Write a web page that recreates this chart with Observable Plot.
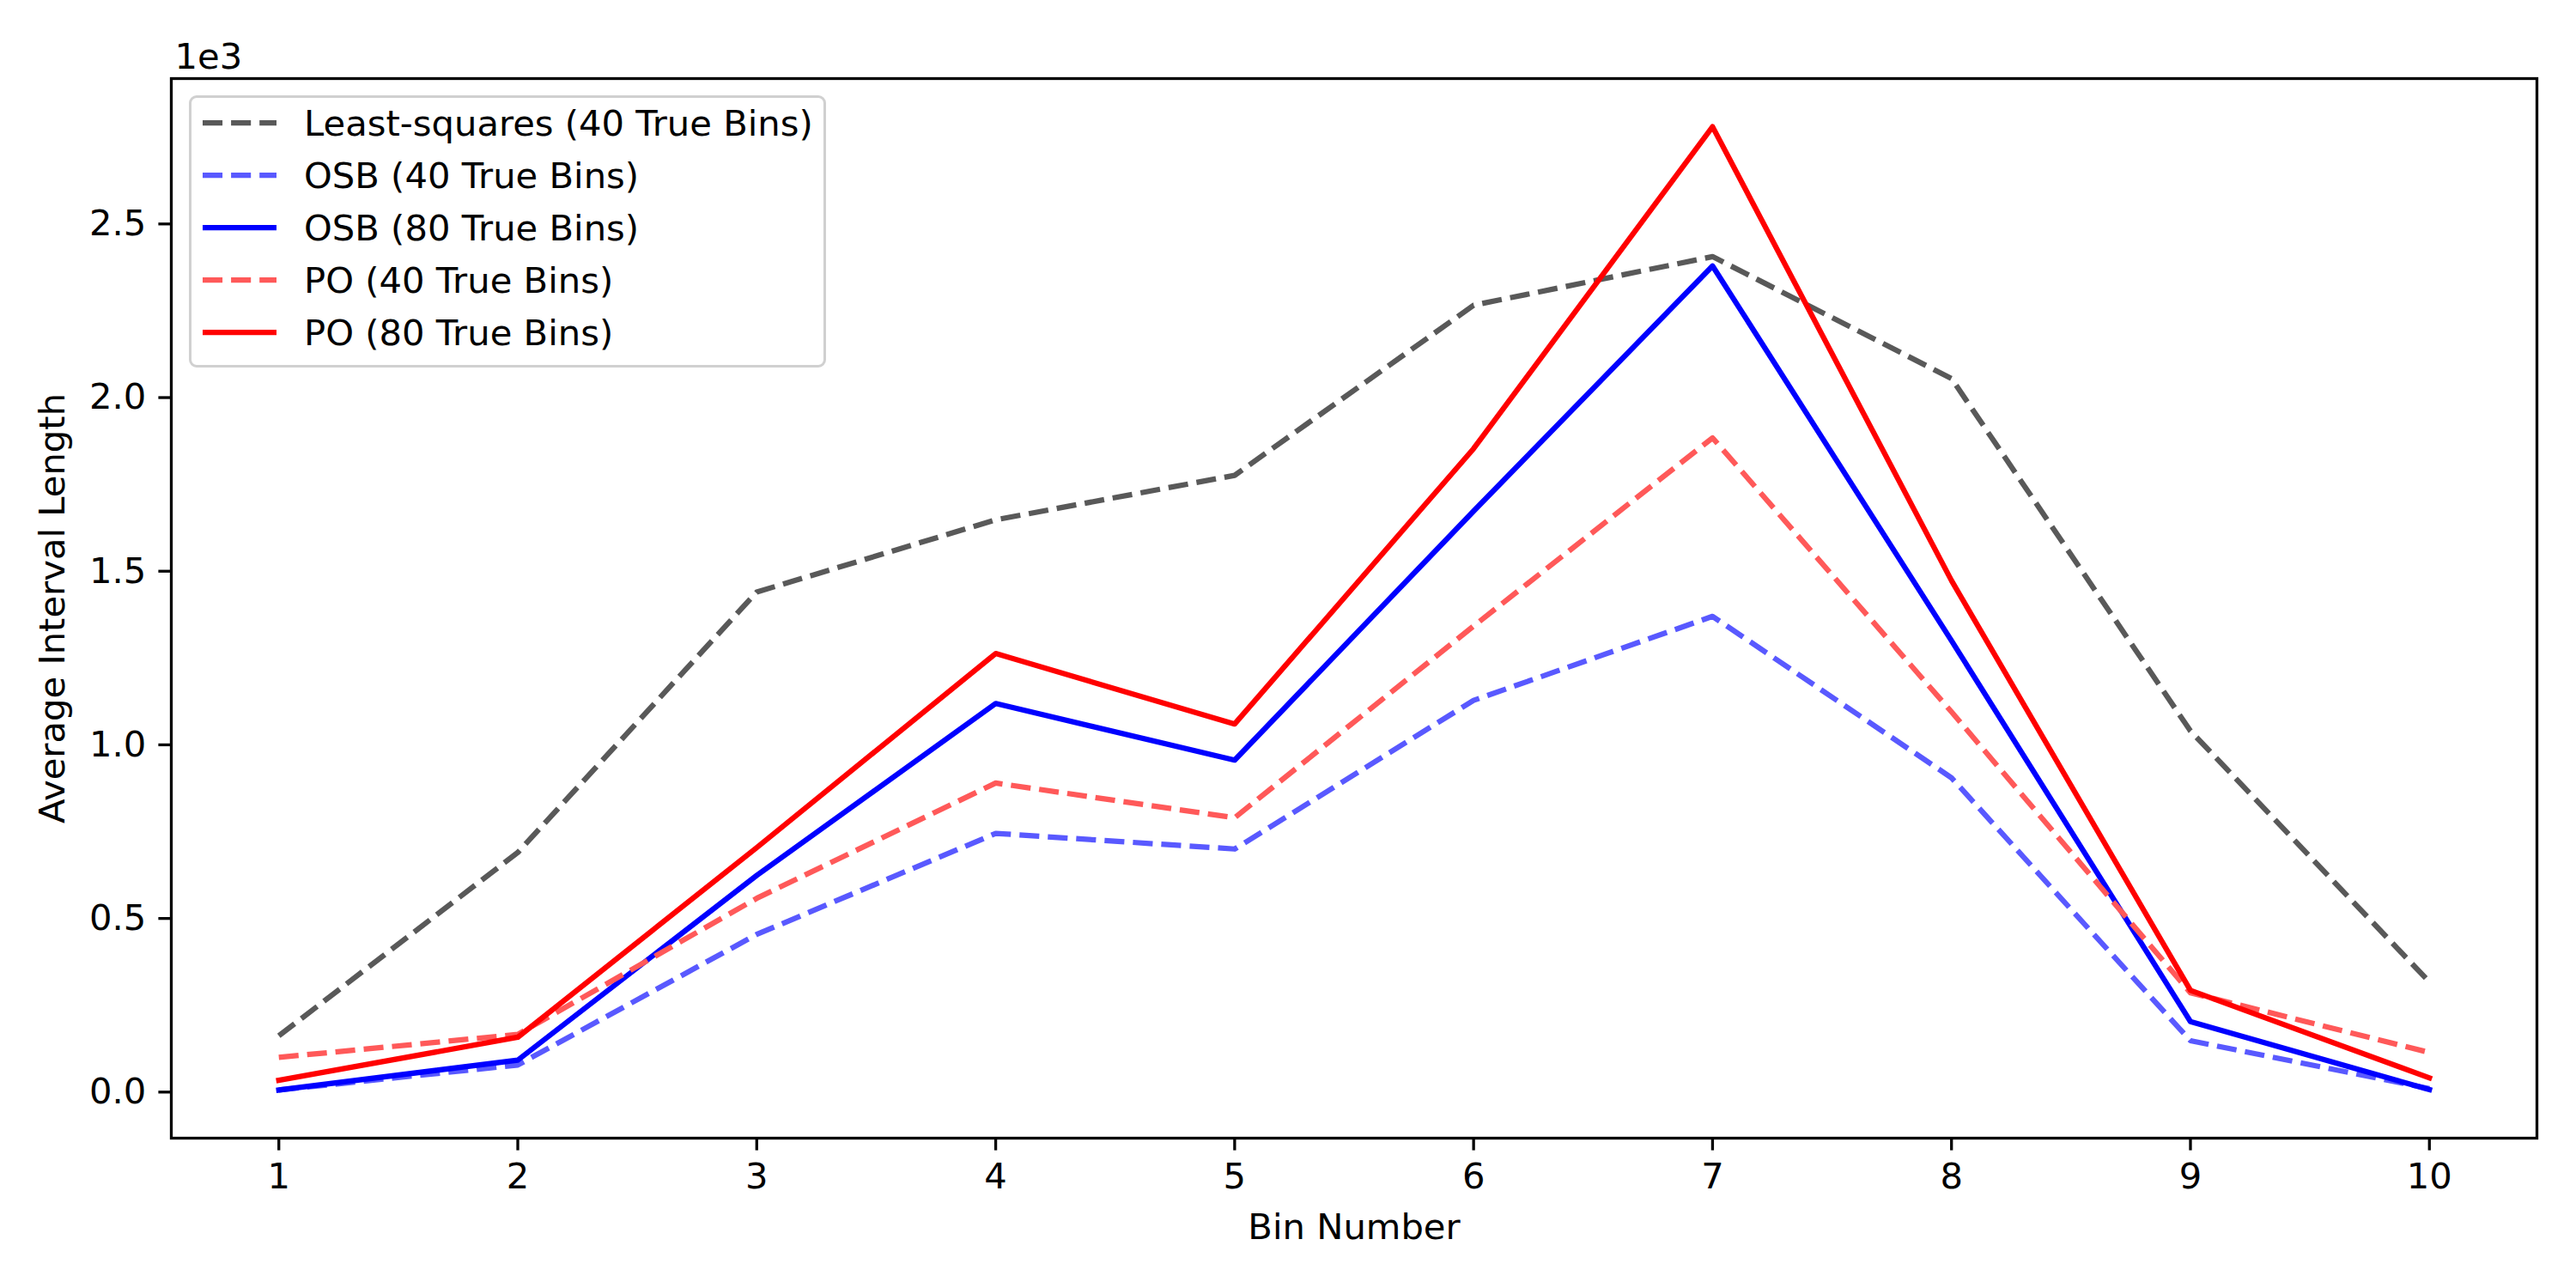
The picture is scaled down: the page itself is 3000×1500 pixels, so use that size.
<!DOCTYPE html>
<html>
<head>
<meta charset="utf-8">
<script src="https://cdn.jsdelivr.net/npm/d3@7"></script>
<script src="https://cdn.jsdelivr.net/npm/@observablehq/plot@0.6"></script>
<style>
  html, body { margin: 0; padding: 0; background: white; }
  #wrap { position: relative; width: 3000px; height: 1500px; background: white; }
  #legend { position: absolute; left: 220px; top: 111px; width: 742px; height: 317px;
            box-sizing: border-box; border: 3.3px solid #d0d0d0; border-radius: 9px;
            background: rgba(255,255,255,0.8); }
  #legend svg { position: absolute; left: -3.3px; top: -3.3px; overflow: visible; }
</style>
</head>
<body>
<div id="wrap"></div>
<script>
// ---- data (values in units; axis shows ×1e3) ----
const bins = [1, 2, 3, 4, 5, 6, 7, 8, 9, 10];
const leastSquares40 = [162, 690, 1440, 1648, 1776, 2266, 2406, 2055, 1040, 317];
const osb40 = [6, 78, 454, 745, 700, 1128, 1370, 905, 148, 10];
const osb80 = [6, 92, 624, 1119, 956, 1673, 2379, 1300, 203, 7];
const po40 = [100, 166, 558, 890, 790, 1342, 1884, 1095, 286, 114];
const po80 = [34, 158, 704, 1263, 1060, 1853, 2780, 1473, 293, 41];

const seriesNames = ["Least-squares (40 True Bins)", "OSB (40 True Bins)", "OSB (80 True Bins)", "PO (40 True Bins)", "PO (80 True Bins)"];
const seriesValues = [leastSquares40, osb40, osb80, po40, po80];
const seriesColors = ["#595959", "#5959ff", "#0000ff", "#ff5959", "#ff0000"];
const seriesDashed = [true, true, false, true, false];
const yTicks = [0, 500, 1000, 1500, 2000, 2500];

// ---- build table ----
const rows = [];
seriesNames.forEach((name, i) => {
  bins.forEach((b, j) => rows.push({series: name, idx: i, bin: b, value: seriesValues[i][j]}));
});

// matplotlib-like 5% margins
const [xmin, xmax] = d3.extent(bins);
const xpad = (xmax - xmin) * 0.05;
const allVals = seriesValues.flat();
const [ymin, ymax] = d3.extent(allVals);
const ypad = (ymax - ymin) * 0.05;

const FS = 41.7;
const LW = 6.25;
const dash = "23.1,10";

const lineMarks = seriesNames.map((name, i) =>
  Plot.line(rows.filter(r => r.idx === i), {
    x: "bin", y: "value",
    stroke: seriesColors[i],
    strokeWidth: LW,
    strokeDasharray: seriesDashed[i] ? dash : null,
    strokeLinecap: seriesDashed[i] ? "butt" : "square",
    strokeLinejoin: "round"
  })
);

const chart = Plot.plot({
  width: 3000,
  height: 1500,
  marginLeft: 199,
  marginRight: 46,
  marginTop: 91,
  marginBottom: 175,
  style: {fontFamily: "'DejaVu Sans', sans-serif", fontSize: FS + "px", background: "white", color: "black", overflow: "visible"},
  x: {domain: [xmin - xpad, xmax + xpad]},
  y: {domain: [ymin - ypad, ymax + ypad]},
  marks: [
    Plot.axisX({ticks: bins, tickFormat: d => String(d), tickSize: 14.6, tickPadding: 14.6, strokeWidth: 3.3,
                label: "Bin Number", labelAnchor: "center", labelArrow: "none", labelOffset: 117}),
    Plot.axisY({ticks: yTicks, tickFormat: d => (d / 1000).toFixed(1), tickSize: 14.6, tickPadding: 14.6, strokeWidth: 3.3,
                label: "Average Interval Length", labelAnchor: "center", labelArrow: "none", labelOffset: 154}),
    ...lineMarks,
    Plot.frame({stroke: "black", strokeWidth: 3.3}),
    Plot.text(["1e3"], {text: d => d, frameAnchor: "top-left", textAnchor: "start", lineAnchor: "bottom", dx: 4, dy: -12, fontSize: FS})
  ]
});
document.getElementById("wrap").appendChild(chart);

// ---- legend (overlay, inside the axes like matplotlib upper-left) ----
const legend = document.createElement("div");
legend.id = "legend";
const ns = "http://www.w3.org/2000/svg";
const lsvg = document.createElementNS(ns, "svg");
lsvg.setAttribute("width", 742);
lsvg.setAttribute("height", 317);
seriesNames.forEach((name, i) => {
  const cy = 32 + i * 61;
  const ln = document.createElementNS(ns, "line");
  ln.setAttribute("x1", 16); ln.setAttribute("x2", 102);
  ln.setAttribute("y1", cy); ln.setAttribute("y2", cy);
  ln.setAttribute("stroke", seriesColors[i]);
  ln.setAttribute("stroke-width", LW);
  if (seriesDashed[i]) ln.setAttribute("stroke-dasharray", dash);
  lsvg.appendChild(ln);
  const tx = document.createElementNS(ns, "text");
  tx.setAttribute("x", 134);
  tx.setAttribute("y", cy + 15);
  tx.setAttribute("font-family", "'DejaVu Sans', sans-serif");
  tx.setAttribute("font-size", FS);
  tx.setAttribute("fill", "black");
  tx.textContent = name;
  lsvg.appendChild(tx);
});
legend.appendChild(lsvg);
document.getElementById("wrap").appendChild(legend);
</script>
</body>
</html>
┄┄┄┄┄┄
▶ _GIVEN EXERCISE_:
From the first line above down to the line with "1473, 293, 41];", reproduce every line and no others, omitting pictures.

▶ _EXERCISE SOLUTION_:
Write a web page that recreates this chart with Observable Plot.
The picture is scaled down: the page itself is 3000×1500 pixels, so use that size.
<!DOCTYPE html>
<html>
<head>
<meta charset="utf-8">
<script src="https://cdn.jsdelivr.net/npm/d3@7"></script>
<script src="https://cdn.jsdelivr.net/npm/@observablehq/plot@0.6"></script>
<style>
  html, body { margin: 0; padding: 0; background: white; }
  #wrap { position: relative; width: 3000px; height: 1500px; background: white; }
  #legend { position: absolute; left: 220px; top: 111px; width: 742px; height: 317px;
            box-sizing: border-box; border: 3.3px solid #d0d0d0; border-radius: 9px;
            background: rgba(255,255,255,0.8); }
  #legend svg { position: absolute; left: -3.3px; top: -3.3px; overflow: visible; }
</style>
</head>
<body>
<div id="wrap"></div>
<script>
// ---- data (values in units; axis shows ×1e3) ----
const bins = [1, 2, 3, 4, 5, 6, 7, 8, 9, 10];
const leastSquares40 = [162, 690, 1440, 1648, 1776, 2266, 2406, 2055, 1040, 317];
const osb40 = [6, 78, 454, 745, 700, 1128, 1370, 905, 148, 10];
const osb80 = [6, 92, 624, 1119, 956, 1673, 2379, 1300, 203, 7];
const po40 = [100, 166, 558, 890, 790, 1342, 1884, 1095, 286, 114];
const po80 = [34, 158, 704, 1263, 1060, 1853, 2780, 1473, 293, 41];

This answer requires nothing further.